Another scary aspect of the U.S. economy today is that retailing makes up such a large part of it. Just as low skill service industries make up the bottom rungs of an economic ladder so retailing represents the bottom of the food chain when it comes to the economy. Look at all of the third-world countries around the globe. Everybody's into retailing. They sell coconuts, bananas, baskets, rugs, cow turds, and bandanas. The few that produce the products that they retail are a half-notch higher on the ladder.

Speaking of retailing, Walmart, the largest retailer on the globe, used to have a slogan: "Bring it home to the U.S.A." Not many folks seem to have noticed that several years ago they shelved that slogan for this: "If it's not made in Asia, we don't carry it!" Of course they don't display the slogan anywhere and I don't know why... do they think some American is going to get upset? Hell no, as long as we can get something cheaper, we don't care where it was made or who was put out of a job as long as it wasn't us.

Which brings up one other small point. When one looks across the spectrum of our economy, as I have for the last twenty or so years, and see what has happened to us, it's not hard to see how one's stomach can be twisted into knots and to come to the conclusion that we are awfully self-serving and not too bright on top of it. There is no such thing as loyalty to American products by Americans even if it means putting our neighbors out of work. We've abdicated the creed that was our trade mark to the world which was: we (as Americans) can do anything better than anyone else. When General Motors, the largest corporation in the world concedes that they can't produce cars or engines better than anyone else they're saying, 'WE give up.' When Boeing says that it must have the wings for its airplanes produced on foreign soil they are saying, 'WE give' up. When Maytag, Levolor, Radio Flyer, Levis, DeWalt, Black and Decker., etc, etc., say that in order to compete they must move their manufacturing facilities out of the country they're each saying, 'WE give up.'

Not only are they giving up the ability to produce the products they once produced, they have given the technology of producing those products away. Another area in which we are not too astute in is that the folks that we have given these capabilities to have no regard for patent rights, trade marks, copyrights, or proprietary information. It's going to be humorous watching high-priced New York lawyers spouting their rhetoric in foreign kangaroo courts.

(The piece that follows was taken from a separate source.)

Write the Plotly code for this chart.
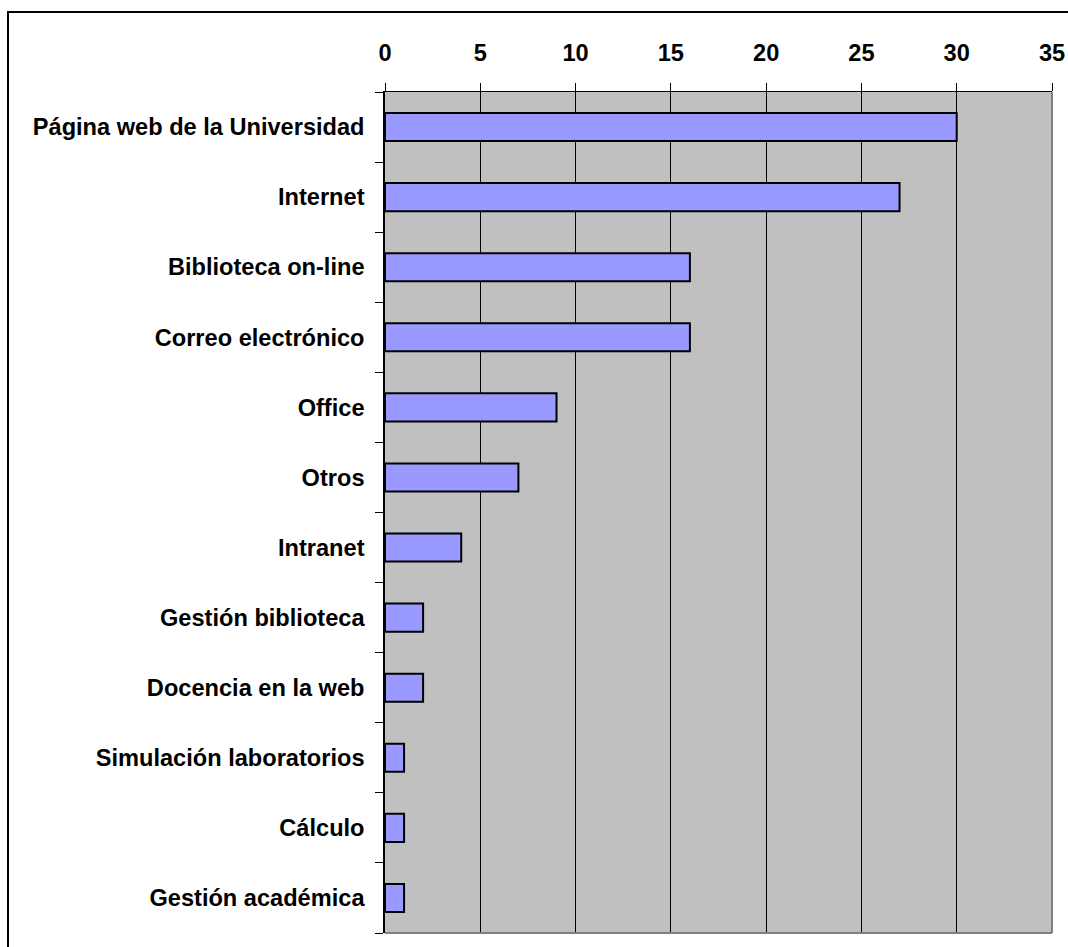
import plotly.graph_objects as go

categories = [
    "Página web de la Universidad",
    "Internet",
    "Biblioteca on-line",
    "Correo electrónico",
    "Office",
    "Otros",
    "Intranet",
    "Gestión biblioteca",
    "Docencia en la web",
    "Simulación laboratorios",
    "Cálculo",
    "Gestión académica",
]
values = [30, 27, 16, 16, 9, 7, 4, 2, 2, 1, 1, 1]
x_ticks = [0, 5, 10, 15, 20, 25, 30, 35]

W, H = 1068, 947
L, R, T, B = 385, 1052, 92, 933
pw, ph = R - L, B - T

def px(x):
    return (x - L) / pw

def py(y):
    return (B - y) / ph

fig = go.Figure(
    go.Bar(
        x=values,
        y=categories,
        orientation="h",
        width=0.4,
        marker=dict(color="#9999FF", line=dict(color="black", width=2)),
    )
)

font = dict(family="Liberation Sans, Arial, sans-serif", size=23.6, color="black")

fig.update_layout(
    width=W,
    height=H,
    margin=dict(l=L, r=W - R, t=T, b=H - B, pad=0, autoexpand=False),
    paper_bgcolor="white",
    plot_bgcolor="#C0C0C0",
    showlegend=False,
    font=font,
    xaxis=dict(
        side="top",
        range=[0, 35],
        tickvals=x_ticks,
        ticktext=[f"<b>{t}</b>" for t in x_ticks],
        showgrid=True,
        gridcolor="black",
        gridwidth=1,
        ticks="outside",
        ticklen=8,
        tickcolor="black",
        showline=True,
        linecolor="black",
        linewidth=1,
        zeroline=False,
        ticklabelstandoff=13,
        automargin=False,
    ),
    yaxis=dict(
        autorange="reversed",
        tickmode="array",
        tickvals=categories,
        ticktext=[f"<b>{c}</b>" for c in categories],
        tickson="boundaries",
        ticks="outside",
        ticklen=8,
        tickcolor="black",
        showline=True,
        linecolor="black",
        linewidth=1.5,
        showgrid=False,
        ticklabelstandoff=14,
        automargin=False,
    ),
    shapes=[
        # gray right & bottom border of plot area
        dict(type="line", xref="paper", yref="paper", x0=1, x1=1, y0=0, y1=1,
             line=dict(color="#808080", width=2), layer="above"),
        dict(type="line", xref="paper", yref="paper", x0=0, x1=1, y0=0, y1=0,
             line=dict(color="#808080", width=2), layer="above"),
        # outer chart border (top and left visible)
        dict(type="rect", xref="paper", yref="paper",
             x0=px(8), x1=px(1100), y0=py(980), y1=py(12),
             line=dict(color="black", width=2), layer="above"),
    ],
)

fig.write_html("out.html")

The day is coming when the countries that possess all of our manufacturing capabilities will say to us: "the facilities are ours, they are on our sovereign soil, we will produce the products you want at the quantity and price we dictate... take it or leave it." We will have no choice because our ability to produce any product on our soil will have vanished.

So, because of a few fast-talking CEOs who convinced corporate America of globalization, outsourcing, and that a service-oriented society is the next step to economic security (and loaded their pockets with cash in the process) they have left US (the U.S.) with Tipota for something. That something is (was) our economic heritage.